■ RECORD EXCERPTS ■
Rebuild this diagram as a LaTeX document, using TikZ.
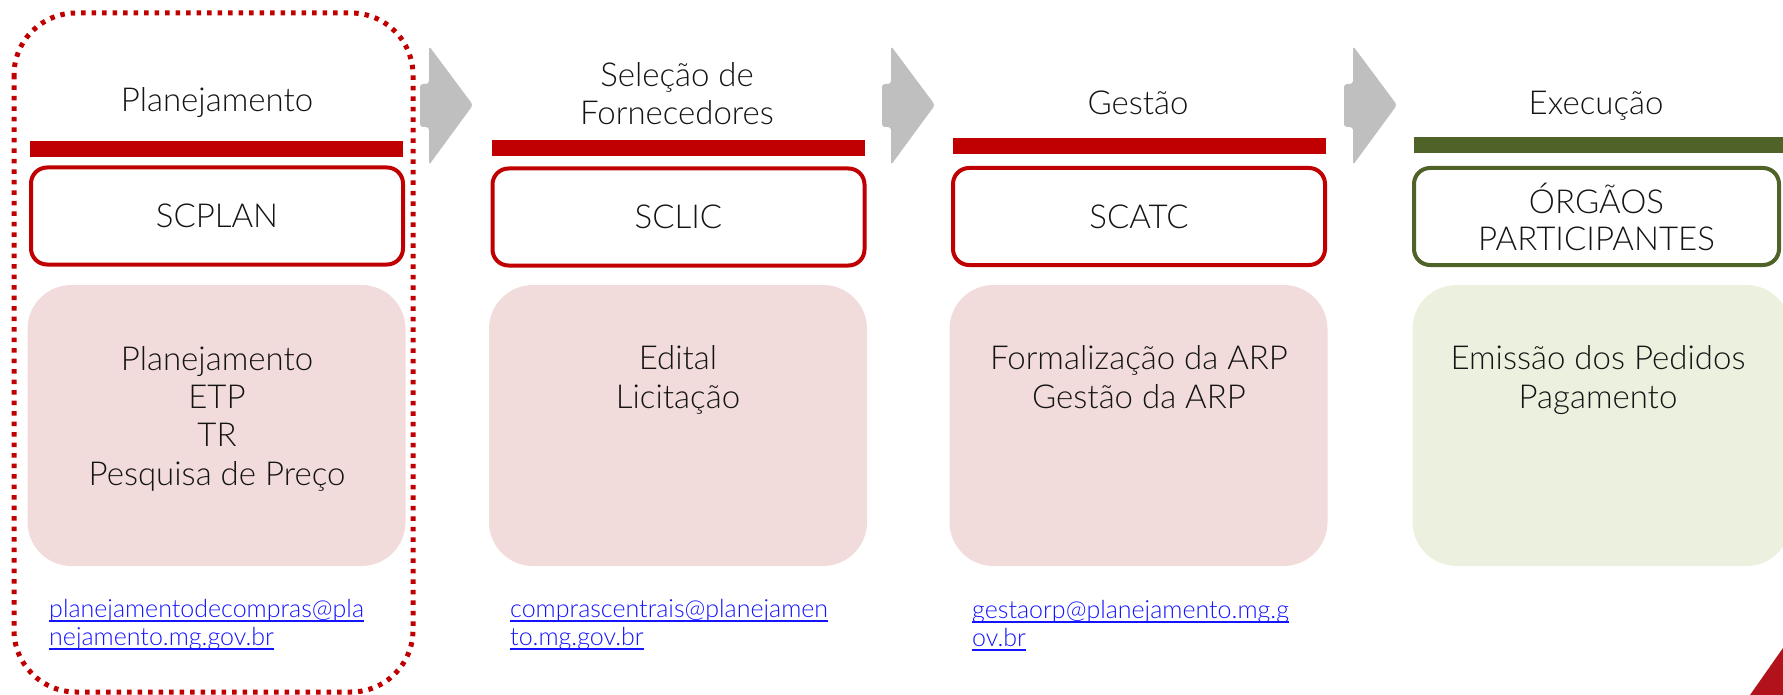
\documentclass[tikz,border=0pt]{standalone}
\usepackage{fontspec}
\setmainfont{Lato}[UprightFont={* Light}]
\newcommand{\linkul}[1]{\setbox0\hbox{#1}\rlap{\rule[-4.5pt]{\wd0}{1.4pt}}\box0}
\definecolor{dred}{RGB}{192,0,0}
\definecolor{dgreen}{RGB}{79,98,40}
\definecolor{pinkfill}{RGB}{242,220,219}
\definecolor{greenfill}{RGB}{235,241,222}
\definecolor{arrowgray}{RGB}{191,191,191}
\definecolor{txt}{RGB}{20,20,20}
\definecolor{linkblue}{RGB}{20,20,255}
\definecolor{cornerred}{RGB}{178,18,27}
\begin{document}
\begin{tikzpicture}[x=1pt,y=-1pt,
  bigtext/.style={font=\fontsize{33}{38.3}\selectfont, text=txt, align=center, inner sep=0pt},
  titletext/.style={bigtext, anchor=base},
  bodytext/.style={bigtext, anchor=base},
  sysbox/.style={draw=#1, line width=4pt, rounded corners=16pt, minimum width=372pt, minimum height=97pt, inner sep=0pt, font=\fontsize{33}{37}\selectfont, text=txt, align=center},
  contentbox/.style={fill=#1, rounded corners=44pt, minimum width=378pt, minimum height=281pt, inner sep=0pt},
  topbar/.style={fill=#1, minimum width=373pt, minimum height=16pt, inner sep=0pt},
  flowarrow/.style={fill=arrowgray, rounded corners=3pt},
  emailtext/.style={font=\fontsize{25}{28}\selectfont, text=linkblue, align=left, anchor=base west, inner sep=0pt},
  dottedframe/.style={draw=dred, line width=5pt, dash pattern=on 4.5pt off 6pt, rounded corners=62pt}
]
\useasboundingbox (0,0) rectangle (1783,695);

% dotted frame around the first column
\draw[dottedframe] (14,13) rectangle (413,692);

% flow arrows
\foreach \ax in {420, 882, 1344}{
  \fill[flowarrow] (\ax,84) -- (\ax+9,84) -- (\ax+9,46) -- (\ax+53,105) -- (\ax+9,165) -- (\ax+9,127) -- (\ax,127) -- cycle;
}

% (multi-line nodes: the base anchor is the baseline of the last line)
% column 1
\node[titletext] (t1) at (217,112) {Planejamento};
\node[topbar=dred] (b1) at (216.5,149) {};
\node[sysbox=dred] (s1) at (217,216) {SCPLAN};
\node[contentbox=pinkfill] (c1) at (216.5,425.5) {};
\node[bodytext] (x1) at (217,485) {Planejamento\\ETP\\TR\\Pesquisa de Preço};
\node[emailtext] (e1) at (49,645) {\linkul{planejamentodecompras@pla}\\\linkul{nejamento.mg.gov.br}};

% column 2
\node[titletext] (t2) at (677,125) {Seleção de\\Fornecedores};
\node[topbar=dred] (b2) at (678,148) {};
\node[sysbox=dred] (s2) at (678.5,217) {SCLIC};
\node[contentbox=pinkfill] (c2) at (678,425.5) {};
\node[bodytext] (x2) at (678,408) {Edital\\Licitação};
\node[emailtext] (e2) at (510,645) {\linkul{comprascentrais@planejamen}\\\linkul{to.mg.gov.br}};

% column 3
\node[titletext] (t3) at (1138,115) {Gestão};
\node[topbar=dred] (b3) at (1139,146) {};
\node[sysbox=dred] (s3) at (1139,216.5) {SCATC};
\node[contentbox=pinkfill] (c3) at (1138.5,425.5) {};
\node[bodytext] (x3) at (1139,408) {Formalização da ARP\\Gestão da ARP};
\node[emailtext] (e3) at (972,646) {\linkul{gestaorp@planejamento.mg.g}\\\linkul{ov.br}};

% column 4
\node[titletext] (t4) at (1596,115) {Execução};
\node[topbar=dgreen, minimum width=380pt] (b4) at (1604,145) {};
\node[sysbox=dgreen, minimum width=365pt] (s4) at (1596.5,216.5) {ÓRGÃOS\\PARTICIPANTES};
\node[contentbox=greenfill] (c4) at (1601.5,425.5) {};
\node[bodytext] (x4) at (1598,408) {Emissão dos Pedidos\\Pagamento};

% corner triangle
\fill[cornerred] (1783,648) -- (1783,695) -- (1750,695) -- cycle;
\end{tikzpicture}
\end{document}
* * *
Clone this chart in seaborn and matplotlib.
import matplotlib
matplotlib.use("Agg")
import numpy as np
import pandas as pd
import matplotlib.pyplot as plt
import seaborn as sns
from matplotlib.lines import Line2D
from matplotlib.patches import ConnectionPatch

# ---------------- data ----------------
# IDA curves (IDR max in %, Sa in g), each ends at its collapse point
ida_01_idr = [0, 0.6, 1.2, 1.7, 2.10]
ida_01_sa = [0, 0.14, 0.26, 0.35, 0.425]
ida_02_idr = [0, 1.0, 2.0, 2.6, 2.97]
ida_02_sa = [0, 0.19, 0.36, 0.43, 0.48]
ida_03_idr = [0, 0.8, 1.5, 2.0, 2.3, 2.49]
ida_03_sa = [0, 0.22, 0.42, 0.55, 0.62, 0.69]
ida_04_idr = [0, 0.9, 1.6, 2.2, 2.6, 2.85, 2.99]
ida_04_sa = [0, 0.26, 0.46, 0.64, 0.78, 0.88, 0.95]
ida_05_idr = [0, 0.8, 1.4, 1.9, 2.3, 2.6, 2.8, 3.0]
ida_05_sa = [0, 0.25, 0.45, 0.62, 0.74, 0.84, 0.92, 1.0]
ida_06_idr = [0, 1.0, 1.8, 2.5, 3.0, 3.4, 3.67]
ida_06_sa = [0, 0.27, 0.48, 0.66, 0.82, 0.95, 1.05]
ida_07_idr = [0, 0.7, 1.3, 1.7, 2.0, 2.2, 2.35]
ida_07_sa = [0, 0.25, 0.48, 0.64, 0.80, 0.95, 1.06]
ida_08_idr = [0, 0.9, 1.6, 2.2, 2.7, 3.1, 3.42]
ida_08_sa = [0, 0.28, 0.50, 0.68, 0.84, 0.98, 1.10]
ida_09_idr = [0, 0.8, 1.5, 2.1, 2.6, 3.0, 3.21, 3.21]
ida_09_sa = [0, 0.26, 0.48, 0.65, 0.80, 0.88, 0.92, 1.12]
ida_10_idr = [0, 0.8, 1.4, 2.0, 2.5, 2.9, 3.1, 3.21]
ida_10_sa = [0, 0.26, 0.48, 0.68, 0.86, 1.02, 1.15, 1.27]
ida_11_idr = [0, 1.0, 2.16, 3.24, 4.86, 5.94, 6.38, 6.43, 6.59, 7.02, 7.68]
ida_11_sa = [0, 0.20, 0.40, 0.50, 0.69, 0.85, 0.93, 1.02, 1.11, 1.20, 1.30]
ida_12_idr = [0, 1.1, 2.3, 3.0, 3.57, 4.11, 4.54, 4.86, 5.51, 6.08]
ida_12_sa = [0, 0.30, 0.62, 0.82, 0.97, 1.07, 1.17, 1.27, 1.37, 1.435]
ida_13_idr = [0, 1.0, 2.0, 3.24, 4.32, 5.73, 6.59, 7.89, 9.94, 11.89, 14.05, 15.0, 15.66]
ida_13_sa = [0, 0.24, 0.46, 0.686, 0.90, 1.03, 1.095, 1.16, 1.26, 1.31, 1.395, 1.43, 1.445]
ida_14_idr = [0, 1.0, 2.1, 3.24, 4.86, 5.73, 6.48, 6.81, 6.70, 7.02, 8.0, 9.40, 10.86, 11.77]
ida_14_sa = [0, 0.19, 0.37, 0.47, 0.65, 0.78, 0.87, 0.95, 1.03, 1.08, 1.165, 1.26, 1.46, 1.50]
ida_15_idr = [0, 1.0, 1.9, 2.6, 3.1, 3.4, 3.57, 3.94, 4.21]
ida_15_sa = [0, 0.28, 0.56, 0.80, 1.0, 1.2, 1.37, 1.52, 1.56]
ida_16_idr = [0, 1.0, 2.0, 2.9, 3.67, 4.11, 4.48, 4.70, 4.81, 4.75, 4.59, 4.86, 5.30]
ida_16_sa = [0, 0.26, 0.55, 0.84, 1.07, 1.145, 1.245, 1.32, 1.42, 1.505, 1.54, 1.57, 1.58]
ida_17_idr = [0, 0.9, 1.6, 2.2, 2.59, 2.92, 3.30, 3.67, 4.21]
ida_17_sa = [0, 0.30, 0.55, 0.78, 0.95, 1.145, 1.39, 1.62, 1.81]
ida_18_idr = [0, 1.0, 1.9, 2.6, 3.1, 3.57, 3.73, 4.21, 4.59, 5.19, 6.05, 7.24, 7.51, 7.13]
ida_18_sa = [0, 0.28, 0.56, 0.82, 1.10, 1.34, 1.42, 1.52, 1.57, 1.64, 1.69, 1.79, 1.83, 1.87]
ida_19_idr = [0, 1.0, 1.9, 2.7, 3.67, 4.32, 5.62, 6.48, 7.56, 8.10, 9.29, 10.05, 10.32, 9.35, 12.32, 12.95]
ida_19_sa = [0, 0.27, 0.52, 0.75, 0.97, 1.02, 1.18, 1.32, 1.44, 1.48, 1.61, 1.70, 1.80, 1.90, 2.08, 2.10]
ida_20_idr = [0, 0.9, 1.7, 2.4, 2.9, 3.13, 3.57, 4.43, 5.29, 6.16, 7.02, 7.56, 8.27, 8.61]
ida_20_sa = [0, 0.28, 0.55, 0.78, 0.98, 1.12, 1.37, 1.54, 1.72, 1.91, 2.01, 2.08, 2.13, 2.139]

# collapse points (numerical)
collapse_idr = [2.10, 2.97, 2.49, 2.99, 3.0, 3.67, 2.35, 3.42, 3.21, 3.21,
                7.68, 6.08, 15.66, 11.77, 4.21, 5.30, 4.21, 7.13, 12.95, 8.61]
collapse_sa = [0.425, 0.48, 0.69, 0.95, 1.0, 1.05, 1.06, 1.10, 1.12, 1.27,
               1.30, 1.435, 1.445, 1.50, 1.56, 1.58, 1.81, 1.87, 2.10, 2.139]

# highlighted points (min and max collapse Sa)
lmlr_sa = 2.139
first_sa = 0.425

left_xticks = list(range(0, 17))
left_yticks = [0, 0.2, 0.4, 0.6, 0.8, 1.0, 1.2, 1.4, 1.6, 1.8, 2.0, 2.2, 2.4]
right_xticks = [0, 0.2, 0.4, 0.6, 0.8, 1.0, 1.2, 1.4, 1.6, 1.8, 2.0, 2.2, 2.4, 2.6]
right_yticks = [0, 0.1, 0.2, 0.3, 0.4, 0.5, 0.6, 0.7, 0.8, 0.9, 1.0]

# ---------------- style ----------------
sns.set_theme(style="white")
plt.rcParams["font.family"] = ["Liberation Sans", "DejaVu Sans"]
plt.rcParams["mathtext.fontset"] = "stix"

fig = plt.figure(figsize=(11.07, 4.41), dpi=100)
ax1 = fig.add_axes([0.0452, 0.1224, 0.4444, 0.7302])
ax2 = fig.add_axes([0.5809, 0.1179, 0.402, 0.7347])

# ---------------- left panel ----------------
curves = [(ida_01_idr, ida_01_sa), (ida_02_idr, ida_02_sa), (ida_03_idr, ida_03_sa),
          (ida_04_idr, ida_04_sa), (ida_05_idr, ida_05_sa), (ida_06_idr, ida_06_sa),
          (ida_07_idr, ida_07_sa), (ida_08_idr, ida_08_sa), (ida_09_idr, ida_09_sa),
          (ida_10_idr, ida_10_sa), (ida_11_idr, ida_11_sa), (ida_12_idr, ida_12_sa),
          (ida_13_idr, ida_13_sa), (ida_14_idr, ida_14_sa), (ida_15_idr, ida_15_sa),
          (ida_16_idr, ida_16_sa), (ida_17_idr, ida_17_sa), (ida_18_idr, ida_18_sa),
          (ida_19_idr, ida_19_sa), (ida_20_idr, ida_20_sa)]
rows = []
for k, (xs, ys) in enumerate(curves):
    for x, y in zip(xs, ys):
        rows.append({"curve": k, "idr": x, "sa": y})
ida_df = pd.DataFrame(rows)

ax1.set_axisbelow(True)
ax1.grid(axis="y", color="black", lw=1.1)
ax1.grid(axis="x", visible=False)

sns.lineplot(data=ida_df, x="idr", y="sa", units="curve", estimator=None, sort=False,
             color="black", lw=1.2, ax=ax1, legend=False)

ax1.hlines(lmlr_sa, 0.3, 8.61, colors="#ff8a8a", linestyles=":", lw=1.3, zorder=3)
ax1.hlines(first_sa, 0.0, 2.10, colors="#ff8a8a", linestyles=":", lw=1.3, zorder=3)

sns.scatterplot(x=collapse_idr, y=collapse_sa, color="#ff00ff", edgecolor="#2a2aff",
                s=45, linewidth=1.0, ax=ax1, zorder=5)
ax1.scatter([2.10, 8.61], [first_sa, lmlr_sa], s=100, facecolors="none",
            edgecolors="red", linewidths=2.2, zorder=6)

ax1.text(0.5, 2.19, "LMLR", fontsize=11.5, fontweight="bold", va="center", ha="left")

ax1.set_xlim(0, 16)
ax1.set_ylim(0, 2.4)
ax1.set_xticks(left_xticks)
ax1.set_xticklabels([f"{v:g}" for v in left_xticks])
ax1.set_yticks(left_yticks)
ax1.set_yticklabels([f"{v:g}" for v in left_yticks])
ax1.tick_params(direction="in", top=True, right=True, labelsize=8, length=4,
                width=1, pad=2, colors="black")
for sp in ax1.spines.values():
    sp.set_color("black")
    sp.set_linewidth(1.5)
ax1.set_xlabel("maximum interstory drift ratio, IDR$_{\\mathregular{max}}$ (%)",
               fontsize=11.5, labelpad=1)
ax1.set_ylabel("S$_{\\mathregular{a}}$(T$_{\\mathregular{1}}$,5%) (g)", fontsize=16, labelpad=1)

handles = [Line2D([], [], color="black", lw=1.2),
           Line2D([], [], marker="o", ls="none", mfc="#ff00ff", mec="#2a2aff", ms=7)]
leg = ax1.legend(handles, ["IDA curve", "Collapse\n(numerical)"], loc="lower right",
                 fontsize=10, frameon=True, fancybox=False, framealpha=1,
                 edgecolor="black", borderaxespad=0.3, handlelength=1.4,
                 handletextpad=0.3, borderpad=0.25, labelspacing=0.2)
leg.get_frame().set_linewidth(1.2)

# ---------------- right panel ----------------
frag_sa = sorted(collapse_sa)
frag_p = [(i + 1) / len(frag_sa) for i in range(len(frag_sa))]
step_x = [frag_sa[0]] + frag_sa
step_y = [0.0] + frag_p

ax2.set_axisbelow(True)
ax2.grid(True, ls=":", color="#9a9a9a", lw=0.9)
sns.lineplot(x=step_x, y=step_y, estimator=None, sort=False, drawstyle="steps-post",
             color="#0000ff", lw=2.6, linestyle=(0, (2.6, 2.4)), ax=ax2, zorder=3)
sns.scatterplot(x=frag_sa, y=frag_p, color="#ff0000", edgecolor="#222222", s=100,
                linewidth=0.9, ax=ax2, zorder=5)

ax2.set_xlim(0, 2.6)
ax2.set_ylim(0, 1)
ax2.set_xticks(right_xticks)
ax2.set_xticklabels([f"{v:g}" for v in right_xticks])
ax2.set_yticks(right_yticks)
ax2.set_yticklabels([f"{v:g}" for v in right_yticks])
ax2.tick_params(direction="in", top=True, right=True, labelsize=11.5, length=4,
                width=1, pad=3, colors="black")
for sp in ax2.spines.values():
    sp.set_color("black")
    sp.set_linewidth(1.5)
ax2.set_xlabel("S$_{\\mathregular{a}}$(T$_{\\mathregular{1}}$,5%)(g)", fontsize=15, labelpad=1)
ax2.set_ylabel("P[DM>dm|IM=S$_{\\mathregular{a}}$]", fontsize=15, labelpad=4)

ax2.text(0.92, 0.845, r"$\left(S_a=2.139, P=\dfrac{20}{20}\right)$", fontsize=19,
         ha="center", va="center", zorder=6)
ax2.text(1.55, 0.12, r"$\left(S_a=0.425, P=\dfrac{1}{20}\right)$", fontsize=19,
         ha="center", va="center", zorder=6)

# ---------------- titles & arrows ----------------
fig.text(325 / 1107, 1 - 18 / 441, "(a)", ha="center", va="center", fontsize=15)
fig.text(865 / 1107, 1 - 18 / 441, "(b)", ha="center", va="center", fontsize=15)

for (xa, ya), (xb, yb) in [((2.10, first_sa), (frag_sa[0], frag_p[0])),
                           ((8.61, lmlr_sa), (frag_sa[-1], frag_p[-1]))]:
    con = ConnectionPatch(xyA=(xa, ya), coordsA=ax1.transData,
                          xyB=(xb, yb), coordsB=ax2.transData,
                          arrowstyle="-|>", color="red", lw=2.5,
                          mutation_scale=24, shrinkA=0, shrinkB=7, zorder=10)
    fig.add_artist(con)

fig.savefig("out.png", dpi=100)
* * *
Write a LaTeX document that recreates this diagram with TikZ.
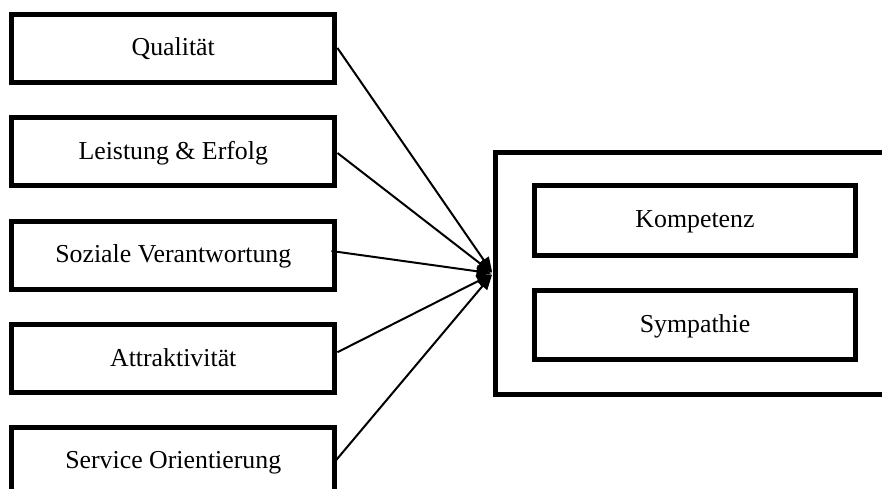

■ EXERCISE TASK ■
Each line from the one containing "Clone this chart in seaborn and matplotlib." through the one containing "from matplotlib.patches import" must be retyped exactly, the first and last of these included.

■ RESULT OF THE TASK ■
Clone this chart in seaborn and matplotlib.
import matplotlib
matplotlib.use("Agg")
import numpy as np
import pandas as pd
import matplotlib.pyplot as plt
import seaborn as sns
from matplotlib.lines import Line2D
from matplotlib.patches import ConnectionPatch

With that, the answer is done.